Dios, el bien por excelencia como así lo descubrió, reconoció y acogió el místico israelita que nos legó el salmo 16, se abre en abanico hacia el hombre, haciéndolo depositario de múltiples bienes. Aquellos de los que nos habla el autor del libro de la Sabiduría y que se connaturalizan con el corazón del hombre. Bienes que Juan, con la maestría poética que le caracteriza, identifica con la vida. Ésta, a su vez, tiene su sede en la Palabra: «En el principio existía la Palabra y la Palabra estaba con Dios, y la Palabra era Dios… En ella estaba la vida y la vida era la luz de los hombres» (Jn 1,1-4).
Palabra, complacencia, delicia, hontanar, son todos ellos términos saboreados en la intimidad por los amigos y buscadores de Dios. Son palabras correlativas, secuenciales e inseparables. Todas ellas, como si fueran el dedo de Dios, diseñan lo indescifrable, la experiencia mística, el palparse mutuo entre Dios y el hombre.
Así como Antoine de Saint-Exupéry decía que lo esencial es invisible a los ojos, también podemos decir que el cara a cara del espíritu del hombre con el de Dios es inaudible a los oídos e intraducible a cualquier expresión verbal por muy poética que sea. Bajo esta experiencia, el silencio contemplativo alberga en su quietud una atronadora elocuencia, que es mejor liberar para que resuene por el espacio, ya que cualquier intento de codificación supondría su flagrante violación.
En el cara a cara de los dos espíritus se produce una auténtica ósmosis. El Hontanar fluye impetuoso hacia la persona amada creando en ella un manantial. Sabemos que la ósmosis se define como una corriente unilateral que se establece entre dos entes a través de una membrana permeable. Esta corriente es posible gracias a una fuerza llamada presión osmótica.
El cara a cara con Dios es posible en primer lugar porque Él es amor. Este su Amor ejerce de fuerza, de presión osmótica, para que de su Hontanar fluyan en abundancia innumerables corrientes de aguas vivas. Son vivas y tan copiosas que tienen vigor para crear manantiales en los sequedales (ver Sal 105,41). De ahí que todo místico albergue en su ser un manantial que alegra y da vida al mundo entero, el cual ha llegado a ser su única patria.
Una membrana permeable, como hemos visto en la ósmosis, rompe la distancia entre el Hontanar y el sequedal. Esta membrana nace de un acontecimiento llamado Encarnación, y tiene un nombre propio: el Señor Jesús. Él hizo viable el trasvase hacia el hombre de la belleza y el bien intransitable. Él, bien y belleza del Padre, se hizo membrana, Él es el tránsito, el acueducto.

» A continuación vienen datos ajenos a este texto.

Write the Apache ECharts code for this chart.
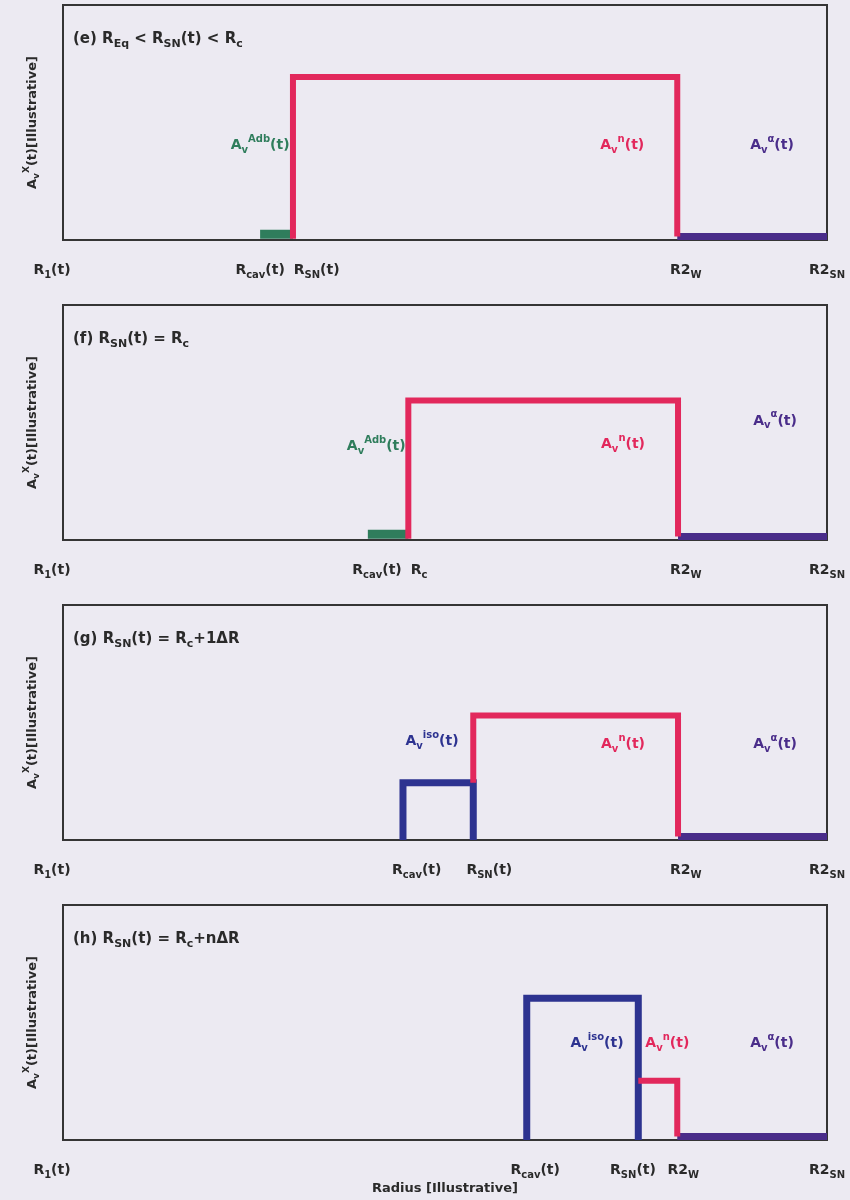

Jesús es el agua viva de Dios, y así lo hizo saber a toda la humanidad representada en la samaritana. Los cinco maridos de ésta, que son imagen de toda idolatría ya que representan los cinco santuarios de culto idolátrico de Samaría, habían hecho de ella un sequedal. Jesús se acercó a esta mujer sedienta y le dijo: «Todo el que beba de esta agua, volverá a tener sed; pero el que beba del agua que yo le dé, no tendrá sed jamás, sino que el agua que yo le dé se convertirá en él en fuente de agua que brota para la vida eterna» (Jn 4,13-14).
Dios, el Hontanar, envió a su Hijo para hacernos partícipes de sus aguas vivas (ver Jr 2,13). Él es el puente, el canal, la membrana permeable por la que fluye la divinidad hacia cada persona. Incontables son los testimonios de los santos Padres, a cual más bello, que nos hablan de la osmosis por la que el hombre es divinizado y cuyo origen está en la Encarnación. Entre tantos, nos limitamos a citar, por su brevedad y claridad, éste de San Ambrosio: «La Palabra se hizo carne para que la carne llegara a ser Dios».